Write out every line of the material exactly as it appears.

◇ ◇ ◇ ◇ ◇

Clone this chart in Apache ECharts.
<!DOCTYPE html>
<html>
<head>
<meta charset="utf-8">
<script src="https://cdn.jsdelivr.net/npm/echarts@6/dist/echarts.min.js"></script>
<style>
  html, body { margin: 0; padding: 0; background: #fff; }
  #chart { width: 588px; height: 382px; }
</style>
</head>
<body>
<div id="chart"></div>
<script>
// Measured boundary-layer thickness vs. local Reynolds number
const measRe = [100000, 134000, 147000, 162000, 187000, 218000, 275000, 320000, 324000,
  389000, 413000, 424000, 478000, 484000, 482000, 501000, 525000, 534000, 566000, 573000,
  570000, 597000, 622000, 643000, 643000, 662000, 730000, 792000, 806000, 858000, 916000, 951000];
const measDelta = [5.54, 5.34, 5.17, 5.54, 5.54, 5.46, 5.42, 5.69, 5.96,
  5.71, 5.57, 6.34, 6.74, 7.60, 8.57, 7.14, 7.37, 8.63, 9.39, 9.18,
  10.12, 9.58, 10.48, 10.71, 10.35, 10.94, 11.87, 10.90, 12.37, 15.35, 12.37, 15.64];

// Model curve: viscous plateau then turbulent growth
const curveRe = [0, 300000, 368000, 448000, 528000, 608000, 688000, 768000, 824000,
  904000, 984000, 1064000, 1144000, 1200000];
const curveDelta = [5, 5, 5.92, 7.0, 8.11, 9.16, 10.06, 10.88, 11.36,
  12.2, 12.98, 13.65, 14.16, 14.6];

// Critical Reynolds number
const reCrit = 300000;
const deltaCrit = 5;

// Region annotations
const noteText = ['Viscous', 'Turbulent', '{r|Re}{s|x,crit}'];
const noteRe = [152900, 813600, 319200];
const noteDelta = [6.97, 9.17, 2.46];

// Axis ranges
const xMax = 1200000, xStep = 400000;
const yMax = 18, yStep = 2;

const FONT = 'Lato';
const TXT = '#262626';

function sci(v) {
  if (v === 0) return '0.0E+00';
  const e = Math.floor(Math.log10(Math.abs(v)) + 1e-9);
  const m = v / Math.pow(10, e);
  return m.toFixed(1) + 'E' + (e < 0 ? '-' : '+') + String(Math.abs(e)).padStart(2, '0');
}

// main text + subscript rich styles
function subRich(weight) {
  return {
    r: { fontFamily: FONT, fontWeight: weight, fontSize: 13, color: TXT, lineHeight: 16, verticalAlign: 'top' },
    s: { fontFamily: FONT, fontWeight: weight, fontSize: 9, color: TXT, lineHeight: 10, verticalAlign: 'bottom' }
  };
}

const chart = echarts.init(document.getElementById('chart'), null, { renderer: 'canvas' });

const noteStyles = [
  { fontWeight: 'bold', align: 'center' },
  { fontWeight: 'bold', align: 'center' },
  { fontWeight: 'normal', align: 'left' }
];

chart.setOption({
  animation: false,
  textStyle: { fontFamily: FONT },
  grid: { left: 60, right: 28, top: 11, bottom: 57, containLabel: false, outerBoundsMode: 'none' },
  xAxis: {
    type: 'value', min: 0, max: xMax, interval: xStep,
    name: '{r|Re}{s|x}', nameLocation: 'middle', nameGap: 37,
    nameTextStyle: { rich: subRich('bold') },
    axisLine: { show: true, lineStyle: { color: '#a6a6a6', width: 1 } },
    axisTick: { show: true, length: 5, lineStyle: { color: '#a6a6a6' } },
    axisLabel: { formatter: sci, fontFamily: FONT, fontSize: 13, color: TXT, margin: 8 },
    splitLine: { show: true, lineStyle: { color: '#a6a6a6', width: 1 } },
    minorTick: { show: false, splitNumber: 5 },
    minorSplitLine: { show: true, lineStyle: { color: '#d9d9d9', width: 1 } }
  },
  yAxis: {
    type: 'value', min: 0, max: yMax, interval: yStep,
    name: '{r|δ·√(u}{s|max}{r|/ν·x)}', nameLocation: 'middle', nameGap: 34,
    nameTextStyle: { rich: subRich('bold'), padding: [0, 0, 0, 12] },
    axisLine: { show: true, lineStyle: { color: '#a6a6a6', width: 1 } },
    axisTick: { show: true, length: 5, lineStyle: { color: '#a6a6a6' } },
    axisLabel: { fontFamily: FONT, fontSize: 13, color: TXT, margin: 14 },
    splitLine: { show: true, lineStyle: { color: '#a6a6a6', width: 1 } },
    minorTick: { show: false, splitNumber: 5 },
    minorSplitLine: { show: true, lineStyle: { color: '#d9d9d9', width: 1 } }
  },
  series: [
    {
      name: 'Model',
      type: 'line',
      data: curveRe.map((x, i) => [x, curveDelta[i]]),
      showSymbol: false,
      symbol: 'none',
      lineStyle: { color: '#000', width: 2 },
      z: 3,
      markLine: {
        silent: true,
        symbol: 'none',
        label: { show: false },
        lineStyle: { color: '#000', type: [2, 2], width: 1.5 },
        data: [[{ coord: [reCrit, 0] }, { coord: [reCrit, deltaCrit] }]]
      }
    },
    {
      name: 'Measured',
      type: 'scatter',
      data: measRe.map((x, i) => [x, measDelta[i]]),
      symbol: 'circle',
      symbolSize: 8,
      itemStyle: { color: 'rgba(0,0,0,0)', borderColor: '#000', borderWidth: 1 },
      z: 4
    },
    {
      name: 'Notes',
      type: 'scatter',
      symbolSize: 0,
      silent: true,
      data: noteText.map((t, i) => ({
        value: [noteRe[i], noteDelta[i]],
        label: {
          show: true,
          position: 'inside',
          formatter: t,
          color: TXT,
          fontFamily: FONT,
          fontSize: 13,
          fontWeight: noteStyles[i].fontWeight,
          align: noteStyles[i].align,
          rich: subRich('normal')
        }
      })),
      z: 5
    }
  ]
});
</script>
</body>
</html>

◇ ◇ ◇ ◇ ◇

» **OUTPUT FOR THIS EXERCISE**:
Clone this chart in Apache ECharts.
<!DOCTYPE html>
<html>
<head>
<meta charset="utf-8">
<script src="https://cdn.jsdelivr.net/npm/echarts@6/dist/echarts.min.js"></script>
<style>
  html, body { margin: 0; padding: 0; background: #fff; }
  #chart { width: 588px; height: 382px; }
</style>
</head>
<body>
<div id="chart"></div>
<script>
// Measured boundary-layer thickness vs. local Reynolds number
const measRe = [100000, 134000, 147000, 162000, 187000, 218000, 275000, 320000, 324000,
  389000, 413000, 424000, 478000, 484000, 482000, 501000, 525000, 534000, 566000, 573000,
  570000, 597000, 622000, 643000, 643000, 662000, 730000, 792000, 806000, 858000, 916000, 951000];
const measDelta = [5.54, 5.34, 5.17, 5.54, 5.54, 5.46, 5.42, 5.69, 5.96,
  5.71, 5.57, 6.34, 6.74, 7.60, 8.57, 7.14, 7.37, 8.63, 9.39, 9.18,
  10.12, 9.58, 10.48, 10.71, 10.35, 10.94, 11.87, 10.90, 12.37, 15.35, 12.37, 15.64];

// Model curve: viscous plateau then turbulent growth
const curveRe = [0, 300000, 368000, 448000, 528000, 608000, 688000, 768000, 824000,
  904000, 984000, 1064000, 1144000, 1200000];
const curveDelta = [5, 5, 5.92, 7.0, 8.11, 9.16, 10.06, 10.88, 11.36,
  12.2, 12.98, 13.65, 14.16, 14.6];

// Critical Reynolds number
const reCrit = 300000;
const deltaCrit = 5;

// Region annotations
const noteText = ['Viscous', 'Turbulent', '{r|Re}{s|x,crit}'];
const noteRe = [152900, 813600, 319200];
const noteDelta = [6.97, 9.17, 2.46];

// Axis ranges
const xMax = 1200000, xStep = 400000;
const yMax = 18, yStep = 2;

const FONT = 'Lato';
const TXT = '#262626';

function sci(v) {
  if (v === 0) return '0.0E+00';
  const e = Math.floor(Math.log10(Math.abs(v)) + 1e-9);
  const m = v / Math.pow(10, e);
  return m.toFixed(1) + 'E' + (e < 0 ? '-' : '+') + String(Math.abs(e)).padStart(2, '0');
}

// main text + subscript rich styles
function subRich(weight) {
  return {
    r: { fontFamily: FONT, fontWeight: weight, fontSize: 13, color: TXT, lineHeight: 16, verticalAlign: 'top' },
    s: { fontFamily: FONT, fontWeight: weight, fontSize: 9, color: TXT, lineHeight: 10, verticalAlign: 'bottom' }
  };
}

const chart = echarts.init(document.getElementById('chart'), null, { renderer: 'canvas' });

const noteStyles = [
  { fontWeight: 'bold', align: 'center' },
  { fontWeight: 'bold', align: 'center' },
  { fontWeight: 'normal', align: 'left' }
];

chart.setOption({
  animation: false,
  textStyle: { fontFamily: FONT },
  grid: { left: 60, right: 28, top: 11, bottom: 57, containLabel: false, outerBoundsMode: 'none' },
  xAxis: {
    type: 'value', min: 0, max: xMax, interval: xStep,
    name: '{r|Re}{s|x}', nameLocation: 'middle', nameGap: 37,
    nameTextStyle: { rich: subRich('bold') },
    axisLine: { show: true, lineStyle: { color: '#a6a6a6', width: 1 } },
    axisTick: { show: true, length: 5, lineStyle: { color: '#a6a6a6' } },
    axisLabel: { formatter: sci, fontFamily: FONT, fontSize: 13, color: TXT, margin: 8 },
    splitLine: { show: true, lineStyle: { color: '#a6a6a6', width: 1 } },
    minorTick: { show: false, splitNumber: 5 },
    minorSplitLine: { show: true, lineStyle: { color: '#d9d9d9', width: 1 } }
  },
  yAxis: {
    type: 'value', min: 0, max: yMax, interval: yStep,
    name: '{r|δ·√(u}{s|max}{r|/ν·x)}', nameLocation: 'middle', nameGap: 34,
    nameTextStyle: { rich: subRich('bold'), padding: [0, 0, 0, 12] },
    axisLine: { show: true, lineStyle: { color: '#a6a6a6', width: 1 } },
    axisTick: { show: true, length: 5, lineStyle: { color: '#a6a6a6' } },
    axisLabel: { fontFamily: FONT, fontSize: 13, color: TXT, margin: 14 },
    splitLine: { show: true, lineStyle: { color: '#a6a6a6', width: 1 } },
    minorTick: { show: false, splitNumber: 5 },
    minorSplitLine: { show: true, lineStyle: { color: '#d9d9d9', width: 1 } }
  },
  series: [
    {
      name: 'Model',
      type: 'line',
      data: curveRe.map((x, i) => [x, curveDelta[i]]),
      showSymbol: false,
      symbol: 'none',
      lineStyle: { color: '#000', width: 2 },
      z: 3,
      markLine: {
        silent: true,
        symbol: 'none',
        label: { show: false },
        lineStyle: { color: '#000', type: [2, 2], width: 1.5 },
        data: [[{ coord: [reCrit, 0] }, { coord: [reCrit, deltaCrit] }]]
      }
    },
    {
      name: 'Measured',
      type: 'scatter',
      data: measRe.map((x, i) => [x, measDelta[i]]),
      symbol: 'circle',
      symbolSize: 8,
      itemStyle: { color: 'rgba(0,0,0,0)', borderColor: '#000', borderWidth: 1 },
      z: 4
    },
    {
      name: 'Notes',
      type: 'scatter',
      symbolSize: 0,
      silent: true,
      data: noteText.map((t, i) => ({
        value: [noteRe[i], noteDelta[i]],
        label: {
          show: true,
          position: 'inside',
          formatter: t,
          color: TXT,
          fontFamily: FONT,
          fontSize: 13,
          fontWeight: noteStyles[i].fontWeight,
          align: noteStyles[i].align,
          rich: subRich('normal')
        }
      })),
      z: 5
    }
  ]
});
</script>
</body>
</html>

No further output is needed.